Task objective: Set down each line of the material that follows, exactly, with no pictures.

Source excerpt:
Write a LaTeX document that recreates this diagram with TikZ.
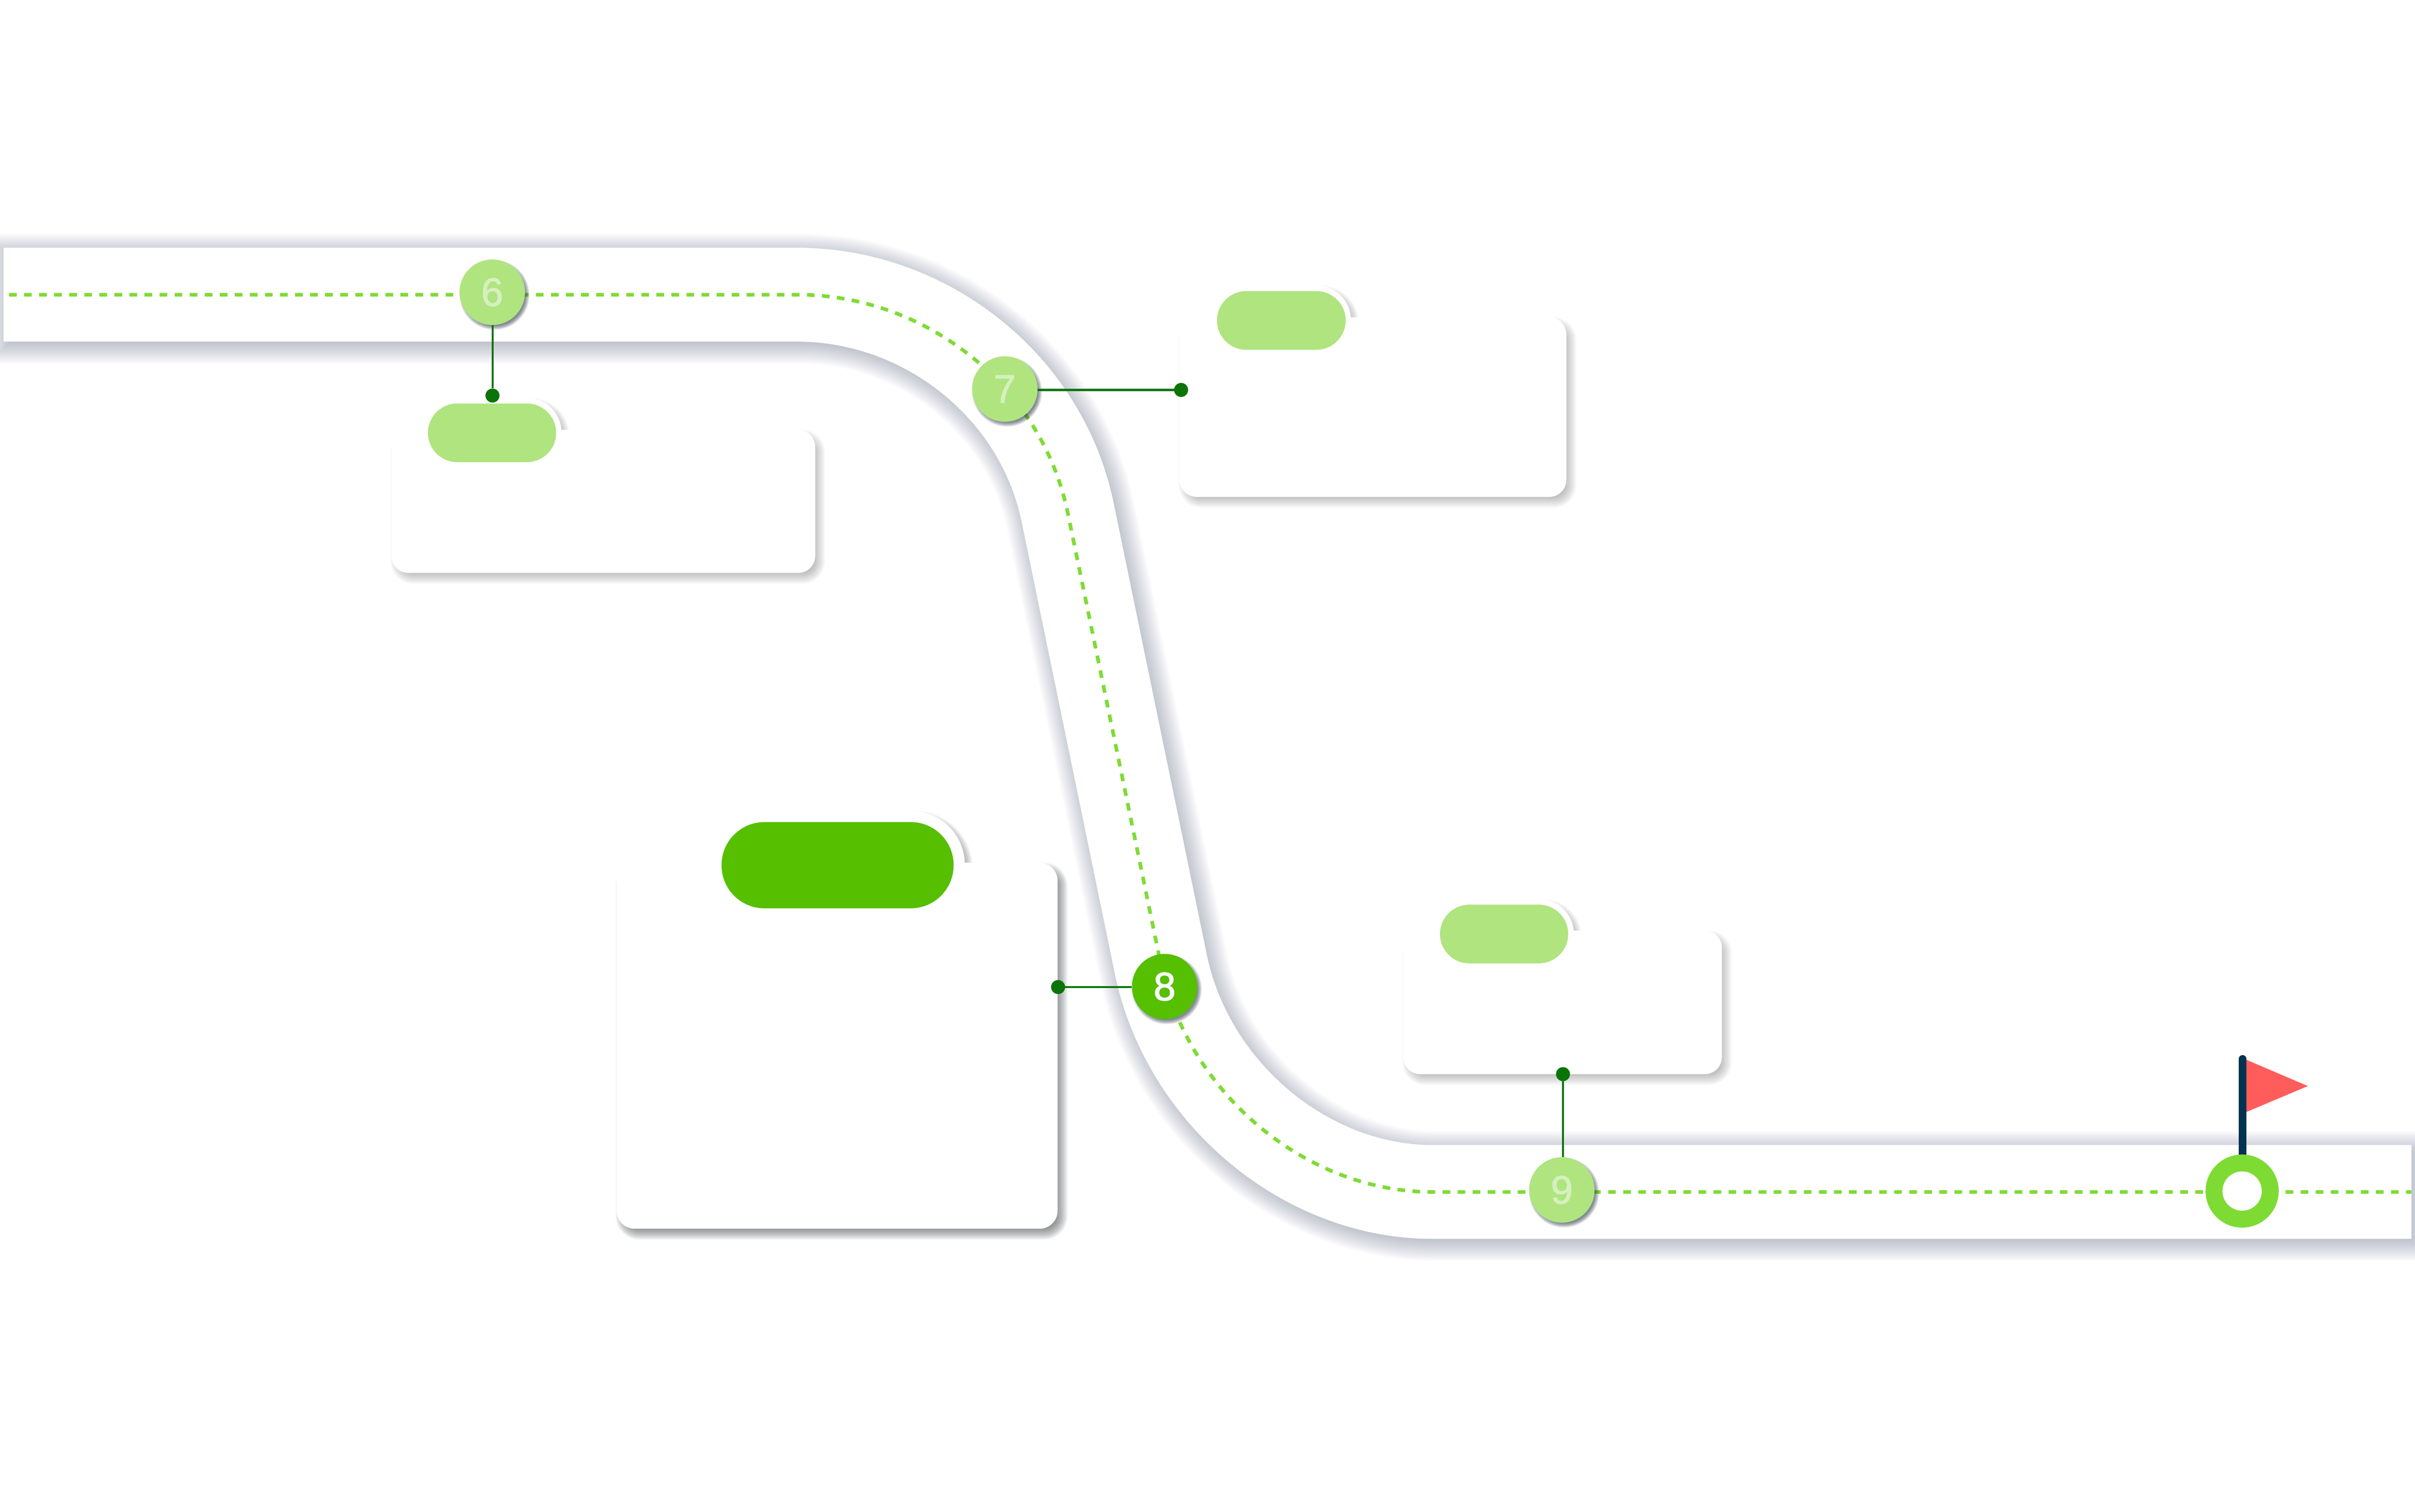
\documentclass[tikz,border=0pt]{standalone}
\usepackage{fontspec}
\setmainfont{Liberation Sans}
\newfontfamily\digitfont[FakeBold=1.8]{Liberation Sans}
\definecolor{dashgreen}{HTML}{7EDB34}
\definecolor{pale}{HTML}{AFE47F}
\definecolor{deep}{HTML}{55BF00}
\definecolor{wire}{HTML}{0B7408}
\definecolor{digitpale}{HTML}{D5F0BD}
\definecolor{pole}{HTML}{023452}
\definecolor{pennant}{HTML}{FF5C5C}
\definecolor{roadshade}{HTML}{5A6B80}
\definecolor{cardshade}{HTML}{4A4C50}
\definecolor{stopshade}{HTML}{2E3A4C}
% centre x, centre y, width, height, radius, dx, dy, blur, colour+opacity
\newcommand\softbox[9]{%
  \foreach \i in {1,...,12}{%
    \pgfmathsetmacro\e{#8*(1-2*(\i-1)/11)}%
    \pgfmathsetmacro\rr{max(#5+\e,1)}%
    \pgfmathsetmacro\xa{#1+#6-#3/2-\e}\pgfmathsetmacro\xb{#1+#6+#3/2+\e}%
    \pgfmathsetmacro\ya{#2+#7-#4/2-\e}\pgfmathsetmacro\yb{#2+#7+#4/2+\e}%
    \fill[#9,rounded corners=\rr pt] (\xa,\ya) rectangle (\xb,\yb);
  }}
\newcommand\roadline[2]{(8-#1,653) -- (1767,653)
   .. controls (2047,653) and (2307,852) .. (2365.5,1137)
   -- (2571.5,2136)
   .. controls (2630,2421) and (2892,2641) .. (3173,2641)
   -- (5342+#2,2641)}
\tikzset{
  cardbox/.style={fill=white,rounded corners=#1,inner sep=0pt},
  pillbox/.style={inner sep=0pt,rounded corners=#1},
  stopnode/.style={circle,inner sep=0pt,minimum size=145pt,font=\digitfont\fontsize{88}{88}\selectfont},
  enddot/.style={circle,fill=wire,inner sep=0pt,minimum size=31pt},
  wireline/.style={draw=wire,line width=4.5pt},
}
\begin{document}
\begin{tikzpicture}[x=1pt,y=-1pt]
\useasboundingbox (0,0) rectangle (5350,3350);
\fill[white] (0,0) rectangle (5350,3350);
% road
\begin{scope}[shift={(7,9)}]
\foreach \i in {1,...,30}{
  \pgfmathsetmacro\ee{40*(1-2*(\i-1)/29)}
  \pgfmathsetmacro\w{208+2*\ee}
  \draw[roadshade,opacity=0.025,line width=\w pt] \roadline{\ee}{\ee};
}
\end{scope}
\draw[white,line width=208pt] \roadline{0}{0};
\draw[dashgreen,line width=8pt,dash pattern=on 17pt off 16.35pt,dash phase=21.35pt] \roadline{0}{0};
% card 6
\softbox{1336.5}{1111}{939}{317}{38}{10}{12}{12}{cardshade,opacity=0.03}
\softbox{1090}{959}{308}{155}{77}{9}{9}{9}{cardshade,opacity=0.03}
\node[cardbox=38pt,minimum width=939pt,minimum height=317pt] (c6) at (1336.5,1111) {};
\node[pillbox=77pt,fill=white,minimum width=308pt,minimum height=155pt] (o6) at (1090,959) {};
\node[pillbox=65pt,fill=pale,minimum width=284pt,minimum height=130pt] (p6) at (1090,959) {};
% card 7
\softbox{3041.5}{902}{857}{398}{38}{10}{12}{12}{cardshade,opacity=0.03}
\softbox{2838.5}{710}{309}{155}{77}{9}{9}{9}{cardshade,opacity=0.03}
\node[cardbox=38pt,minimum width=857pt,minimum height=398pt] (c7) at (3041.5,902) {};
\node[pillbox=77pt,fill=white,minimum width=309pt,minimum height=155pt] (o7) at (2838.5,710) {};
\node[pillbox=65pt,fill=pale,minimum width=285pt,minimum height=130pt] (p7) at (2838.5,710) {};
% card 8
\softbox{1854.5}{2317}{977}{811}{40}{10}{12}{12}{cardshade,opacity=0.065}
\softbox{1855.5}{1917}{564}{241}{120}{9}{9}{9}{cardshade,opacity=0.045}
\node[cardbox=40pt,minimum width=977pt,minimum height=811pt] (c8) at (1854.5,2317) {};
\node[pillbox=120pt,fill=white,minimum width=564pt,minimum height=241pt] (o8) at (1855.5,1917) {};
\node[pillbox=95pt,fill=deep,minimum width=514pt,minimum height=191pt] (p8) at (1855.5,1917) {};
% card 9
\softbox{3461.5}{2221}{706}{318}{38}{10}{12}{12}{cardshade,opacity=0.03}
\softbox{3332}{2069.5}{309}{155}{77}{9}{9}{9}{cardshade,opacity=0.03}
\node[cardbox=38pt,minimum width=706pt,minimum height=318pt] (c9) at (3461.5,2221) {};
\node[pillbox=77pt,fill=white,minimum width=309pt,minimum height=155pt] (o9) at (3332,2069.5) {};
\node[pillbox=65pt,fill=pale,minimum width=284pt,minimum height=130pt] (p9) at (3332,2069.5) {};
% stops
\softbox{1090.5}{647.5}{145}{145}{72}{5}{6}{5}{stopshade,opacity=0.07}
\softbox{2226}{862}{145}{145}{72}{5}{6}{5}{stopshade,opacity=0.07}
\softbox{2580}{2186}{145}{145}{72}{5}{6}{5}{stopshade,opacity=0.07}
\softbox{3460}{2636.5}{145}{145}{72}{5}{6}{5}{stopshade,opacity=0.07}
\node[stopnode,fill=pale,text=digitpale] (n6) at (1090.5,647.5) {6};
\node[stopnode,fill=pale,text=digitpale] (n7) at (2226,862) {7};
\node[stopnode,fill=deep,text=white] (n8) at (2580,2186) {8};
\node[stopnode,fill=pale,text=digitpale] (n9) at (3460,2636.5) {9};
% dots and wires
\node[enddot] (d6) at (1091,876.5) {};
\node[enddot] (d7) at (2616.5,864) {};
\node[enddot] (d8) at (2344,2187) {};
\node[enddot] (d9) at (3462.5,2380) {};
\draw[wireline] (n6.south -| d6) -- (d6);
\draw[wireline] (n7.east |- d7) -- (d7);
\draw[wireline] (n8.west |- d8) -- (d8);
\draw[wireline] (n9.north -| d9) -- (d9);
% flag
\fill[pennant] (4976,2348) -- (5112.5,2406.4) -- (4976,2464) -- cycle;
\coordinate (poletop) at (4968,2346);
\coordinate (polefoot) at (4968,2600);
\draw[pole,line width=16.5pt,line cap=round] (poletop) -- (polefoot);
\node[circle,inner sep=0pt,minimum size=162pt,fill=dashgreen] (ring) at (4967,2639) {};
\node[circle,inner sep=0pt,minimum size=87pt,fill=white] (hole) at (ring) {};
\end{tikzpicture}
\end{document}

Expected answer:
Write a LaTeX document that recreates this diagram with TikZ.
\documentclass[tikz,border=0pt]{standalone}
\usepackage{fontspec}
\setmainfont{Liberation Sans}
\newfontfamily\digitfont[FakeBold=1.8]{Liberation Sans}
\definecolor{dashgreen}{HTML}{7EDB34}
\definecolor{pale}{HTML}{AFE47F}
\definecolor{deep}{HTML}{55BF00}
\definecolor{wire}{HTML}{0B7408}
\definecolor{digitpale}{HTML}{D5F0BD}
\definecolor{pole}{HTML}{023452}
\definecolor{pennant}{HTML}{FF5C5C}
\definecolor{roadshade}{HTML}{5A6B80}
\definecolor{cardshade}{HTML}{4A4C50}
\definecolor{stopshade}{HTML}{2E3A4C}
% centre x, centre y, width, height, radius, dx, dy, blur, colour+opacity
\newcommand\softbox[9]{%
  \foreach \i in {1,...,12}{%
    \pgfmathsetmacro\e{#8*(1-2*(\i-1)/11)}%
    \pgfmathsetmacro\rr{max(#5+\e,1)}%
    \pgfmathsetmacro\xa{#1+#6-#3/2-\e}\pgfmathsetmacro\xb{#1+#6+#3/2+\e}%
    \pgfmathsetmacro\ya{#2+#7-#4/2-\e}\pgfmathsetmacro\yb{#2+#7+#4/2+\e}%
    \fill[#9,rounded corners=\rr pt] (\xa,\ya) rectangle (\xb,\yb);
  }}
\newcommand\roadline[2]{(8-#1,653) -- (1767,653)
   .. controls (2047,653) and (2307,852) .. (2365.5,1137)
   -- (2571.5,2136)
   .. controls (2630,2421) and (2892,2641) .. (3173,2641)
   -- (5342+#2,2641)}
\tikzset{
  cardbox/.style={fill=white,rounded corners=#1,inner sep=0pt},
  pillbox/.style={inner sep=0pt,rounded corners=#1},
  stopnode/.style={circle,inner sep=0pt,minimum size=145pt,font=\digitfont\fontsize{88}{88}\selectfont},
  enddot/.style={circle,fill=wire,inner sep=0pt,minimum size=31pt},
  wireline/.style={draw=wire,line width=4.5pt},
}
\begin{document}
\begin{tikzpicture}[x=1pt,y=-1pt]
\useasboundingbox (0,0) rectangle (5350,3350);
\fill[white] (0,0) rectangle (5350,3350);
% road
\begin{scope}[shift={(7,9)}]
\foreach \i in {1,...,30}{
  \pgfmathsetmacro\ee{40*(1-2*(\i-1)/29)}
  \pgfmathsetmacro\w{208+2*\ee}
  \draw[roadshade,opacity=0.025,line width=\w pt] \roadline{\ee}{\ee};
}
\end{scope}
\draw[white,line width=208pt] \roadline{0}{0};
\draw[dashgreen,line width=8pt,dash pattern=on 17pt off 16.35pt,dash phase=21.35pt] \roadline{0}{0};
% card 6
\softbox{1336.5}{1111}{939}{317}{38}{10}{12}{12}{cardshade,opacity=0.03}
\softbox{1090}{959}{308}{155}{77}{9}{9}{9}{cardshade,opacity=0.03}
\node[cardbox=38pt,minimum width=939pt,minimum height=317pt] (c6) at (1336.5,1111) {};
\node[pillbox=77pt,fill=white,minimum width=308pt,minimum height=155pt] (o6) at (1090,959) {};
\node[pillbox=65pt,fill=pale,minimum width=284pt,minimum height=130pt] (p6) at (1090,959) {};
% card 7
\softbox{3041.5}{902}{857}{398}{38}{10}{12}{12}{cardshade,opacity=0.03}
\softbox{2838.5}{710}{309}{155}{77}{9}{9}{9}{cardshade,opacity=0.03}
\node[cardbox=38pt,minimum width=857pt,minimum height=398pt] (c7) at (3041.5,902) {};
\node[pillbox=77pt,fill=white,minimum width=309pt,minimum height=155pt] (o7) at (2838.5,710) {};
\node[pillbox=65pt,fill=pale,minimum width=285pt,minimum height=130pt] (p7) at (2838.5,710) {};
% card 8
\softbox{1854.5}{2317}{977}{811}{40}{10}{12}{12}{cardshade,opacity=0.065}
\softbox{1855.5}{1917}{564}{241}{120}{9}{9}{9}{cardshade,opacity=0.045}
\node[cardbox=40pt,minimum width=977pt,minimum height=811pt] (c8) at (1854.5,2317) {};
\node[pillbox=120pt,fill=white,minimum width=564pt,minimum height=241pt] (o8) at (1855.5,1917) {};
\node[pillbox=95pt,fill=deep,minimum width=514pt,minimum height=191pt] (p8) at (1855.5,1917) {};
% card 9
\softbox{3461.5}{2221}{706}{318}{38}{10}{12}{12}{cardshade,opacity=0.03}
\softbox{3332}{2069.5}{309}{155}{77}{9}{9}{9}{cardshade,opacity=0.03}
\node[cardbox=38pt,minimum width=706pt,minimum height=318pt] (c9) at (3461.5,2221) {};
\node[pillbox=77pt,fill=white,minimum width=309pt,minimum height=155pt] (o9) at (3332,2069.5) {};
\node[pillbox=65pt,fill=pale,minimum width=284pt,minimum height=130pt] (p9) at (3332,2069.5) {};
% stops
\softbox{1090.5}{647.5}{145}{145}{72}{5}{6}{5}{stopshade,opacity=0.07}
\softbox{2226}{862}{145}{145}{72}{5}{6}{5}{stopshade,opacity=0.07}
\softbox{2580}{2186}{145}{145}{72}{5}{6}{5}{stopshade,opacity=0.07}
\softbox{3460}{2636.5}{145}{145}{72}{5}{6}{5}{stopshade,opacity=0.07}
\node[stopnode,fill=pale,text=digitpale] (n6) at (1090.5,647.5) {6};
\node[stopnode,fill=pale,text=digitpale] (n7) at (2226,862) {7};
\node[stopnode,fill=deep,text=white] (n8) at (2580,2186) {8};
\node[stopnode,fill=pale,text=digitpale] (n9) at (3460,2636.5) {9};
% dots and wires
\node[enddot] (d6) at (1091,876.5) {};
\node[enddot] (d7) at (2616.5,864) {};
\node[enddot] (d8) at (2344,2187) {};
\node[enddot] (d9) at (3462.5,2380) {};
\draw[wireline] (n6.south -| d6) -- (d6);
\draw[wireline] (n7.east |- d7) -- (d7);
\draw[wireline] (n8.west |- d8) -- (d8);
\draw[wireline] (n9.north -| d9) -- (d9);
% flag
\fill[pennant] (4976,2348) -- (5112.5,2406.4) -- (4976,2464) -- cycle;
\coordinate (poletop) at (4968,2346);
\coordinate (polefoot) at (4968,2600);
\draw[pole,line width=16.5pt,line cap=round] (poletop) -- (polefoot);
\node[circle,inner sep=0pt,minimum size=162pt,fill=dashgreen] (ring) at (4967,2639) {};
\node[circle,inner sep=0pt,minimum size=87pt,fill=white] (hole) at (ring) {};
\end{tikzpicture}
\end{document}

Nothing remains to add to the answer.